Solidary ‘burding sharing’ and safe and legal entry remain empty promises
On a practical level, the intended amendment of the relocation Decision will not make a great difference. After all, in EU politics, it is not what has been agreed on that counts, but what the EU Member States are willing to implement. The Council Decisions on relocation might have been a success on the policy level, but a great failure in practice, as the number of relocated persons – despite the binding character of the decision – remains shamefully low. The last months have shown that the Member States are not just unwilling to make any new commitments when it comes to the admission of refugees, but are not even ready to comply with their previously agreed obligations. Instead, they are pushing for the externalisation of European border control and let other countries deal with the largest refugee crisis since the Second World War.

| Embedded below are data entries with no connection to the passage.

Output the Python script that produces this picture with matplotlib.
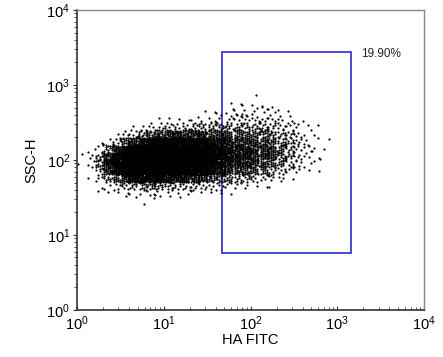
import numpy as np
import matplotlib
matplotlib.use('Agg')
import matplotlib.pyplot as plt
import matplotlib.patches as mpatches
import matplotlib.ticker as ticker

plt.rcParams['font.family'] = ['Liberation Sans', 'DejaVu Sans']
plt.rcParams['mathtext.default'] = 'regular'

# event density: counts per cell
# columns = log10(HA FITC) bins, rows = log10(SSC-H) bins (top row first)
fitc_edges = np.arange(0.0, 3.01, 0.1)
ssc_rows = [2.85, 2.75, 2.65, 2.55, 2.45, 2.35, 2.25, 2.15, 2.05, 1.95, 1.85, 1.75, 1.65, 1.55, 1.45]
ssc_step = 0.1
counts_by_col = [
    [0, 0, 0, 0, 0, 0, 0, 0, 1, 1, 0, 0, 0, 0, 0],
    [0, 0, 0, 0, 0, 0, 0, 1, 2, 2, 1, 1, 0, 0, 0],
    [0, 0, 0, 0, 0, 0, 1, 3, 8, 10, 6, 3, 1, 1, 0],
    [0, 0, 0, 0, 0, 0, 2, 10, 25, 30, 20, 8, 2, 1, 0],
    [0, 0, 0, 0, 0, 1, 6, 25, 45, 50, 35, 15, 4, 1, 0],
    [0, 0, 0, 0, 0, 3, 15, 40, 60, 65, 50, 25, 6, 2, 0],
    [0, 0, 0, 0, 1, 6, 25, 55, 70, 75, 60, 35, 8, 2, 0],
    [0, 0, 0, 0, 2, 10, 35, 65, 80, 80, 65, 40, 10, 2, 1],
    [0, 0, 0, 0, 3, 15, 45, 70, 85, 85, 70, 40, 10, 3, 1],
    [0, 0, 0, 1, 4, 20, 50, 75, 85, 85, 70, 40, 10, 3, 0],
    [0, 0, 0, 1, 5, 22, 50, 75, 85, 80, 65, 35, 8, 2, 0],
    [0, 0, 0, 1, 5, 22, 50, 70, 80, 75, 60, 30, 7, 2, 0],
    [0, 0, 0, 1, 6, 22, 48, 68, 75, 70, 55, 28, 6, 2, 0],
    [0, 0, 0, 1, 6, 22, 45, 62, 68, 62, 48, 24, 6, 1, 0],
    [0, 0, 1, 2, 8, 22, 45, 58, 62, 56, 44, 20, 5, 1, 0],
    [0, 0, 1, 3, 8, 20, 38, 50, 54, 48, 38, 16, 4, 1, 0],
    [0, 0, 1, 3, 8, 17, 31, 42, 44, 39, 28, 13, 4, 1, 0],
    [0, 1, 2, 4, 9, 16, 26, 34, 35, 31, 21, 10, 3, 1, 0],
    [0, 1, 2, 4, 9, 15, 23, 30, 31, 27, 18, 8, 3, 0, 0],
    [0, 1, 3, 4, 9, 14, 21, 27, 28, 24, 17, 7, 2, 0, 0],
    [1, 1, 3, 4, 8, 14, 20, 25, 25, 21, 14, 6, 1, 0, 0],
    [0, 1, 3, 4, 8, 13, 18, 22, 22, 18, 11, 4, 1, 0, 0],
    [0, 1, 2, 4, 7, 11, 15, 18, 18, 14, 8, 3, 1, 0, 0],
    [0, 0, 1, 3, 5, 8, 11, 14, 12, 10, 6, 3, 0, 0, 0],
    [0, 0, 1, 2, 4, 6, 8, 8, 8, 6, 3, 1, 0, 0, 0],
    [0, 0, 0, 1, 3, 4, 5, 5, 5, 4, 2, 0, 0, 0, 0],
    [0, 0, 0, 0, 1, 2, 3, 3, 3, 2, 1, 0, 0, 0, 0],
    [0, 0, 0, 0, 1, 1, 1, 2, 1, 1, 1, 0, 0, 0, 0],
    [0, 0, 0, 0, 0, 0, 1, 1, 1, 0, 0, 0, 0, 0, 0],
    [0, 0, 0, 0, 0, 0, 0, 0, 0, 0, 0, 0, 0, 0, 0],
]

# gate
gate_x = (47, 1440)
gate_y = (5.8, 2750)
gate_label = '19.90%'

# spread each cell's events evenly over the cell (R2 low-discrepancy layout)
a1, a2 = 0.7548776662, 0.5698402910
xs, ys = [], []
for c, col in enumerate(counts_by_col):
    x0 = fitc_edges[c]
    for r, n in enumerate(col):
        if n == 0:
            continue
        y0 = ssc_rows[r] - ssc_step / 2
        k = np.arange(n)
        off = (c * 31 + r * 17) * 0.618034
        u = (off + 0.5 + k * a1) % 1.0
        v = (off * 1.3 + 0.5 + k * a2) % 1.0
        xs.append(10 ** (x0 + u * 0.1))
        ys.append(10 ** (y0 + v * ssc_step))
xs = np.concatenate(xs)
ys = np.concatenate(ys)

fig = plt.figure(figsize=(4.43, 3.57), dpi=100)
ax = fig.add_axes([0.174, 0.132, 0.783, 0.840])

ax.plot(xs, ys, 'o', color='black', markersize=1.6, markeredgewidth=0)

ax.add_patch(mpatches.Rectangle((gate_x[0], gate_y[0]), gate_x[1] - gate_x[0],
                                gate_y[1] - gate_y[0], fill=False,
                                edgecolor='#3b3bd0', linewidth=1.3))
ax.text(1900, gate_y[1] * 0.93, gate_label, fontsize=8.5, ha='left', va='center',
        color='#222222')

ax.set_xscale('log')
ax.set_yscale('log')
ax.set_xlim(1, 1e4)
ax.set_ylim(1, 1e4)
ax.xaxis.set_major_locator(ticker.LogLocator(base=10, numticks=10))
ax.yaxis.set_major_locator(ticker.LogLocator(base=10, numticks=10))
ax.xaxis.set_minor_locator(ticker.LogLocator(base=10, subs=np.arange(2, 10), numticks=10))
ax.yaxis.set_minor_locator(ticker.LogLocator(base=10, subs=np.arange(2, 10), numticks=10))

ax.tick_params(axis='x', which='both', direction='in', labelsize=10.5, pad=3, colors='#333333', labelcolor='black')
ax.tick_params(axis='y', which='both', direction='out', labelsize=10.5, pad=2, colors='#333333', labelcolor='black')
ax.tick_params(which='major', length=3, width=0.8)
ax.tick_params(which='minor', length=2, width=0.6)

for s in ['left', 'bottom']:
    ax.spines[s].set_color('#333333')
    ax.spines[s].set_linewidth(1.2)
for s in ['top', 'right']:
    ax.spines[s].set_color('#888888')
    ax.spines[s].set_linewidth(1.0)

ax.set_xlabel('HA FITC', fontsize=10.5, labelpad=0)
ax.set_ylabel('SSC-H', fontsize=10.5, labelpad=6)

fig.savefig('out.png', dpi=100)
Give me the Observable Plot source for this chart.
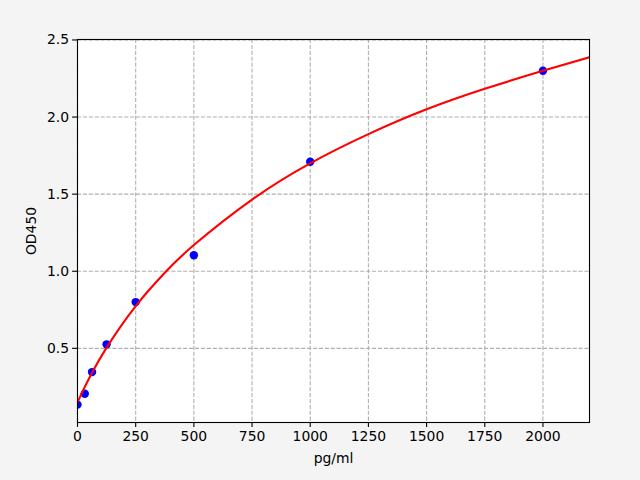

Under these conditions, expectations regarding the participation of EU Member States in the Voluntary Humanitarian Admission Scheme, which is supposed to be activated once irregular crossings to the EU have been reduced substantially and sustainably, should be kept at a very low level. And one can comprehend the Commission’s justification for its amendment proposal, arguing that the Members States’ lacking willingness to meet their humanitarian obligations in this regard can only be encountered by creating the greatest possible incentive for them to consider the admission of refugees to their territory. However, the symbolic effect of this proposal should not be underestimated. At a time when 44.000 refugees and migrants are stranded on the Greek mainland waiting to be relocated to other EU Member States, the Commission is proposing to turn binding relocation places, which had been the result of a difficult negotiation process in September 2015 and the first step towards a solidary burden sharing mechanism, into voluntary admission places of any kind. In doing so, it buries all hopes for the promotion of the relocation process – and offers the Council a ‘cheat package’ on a silver platter.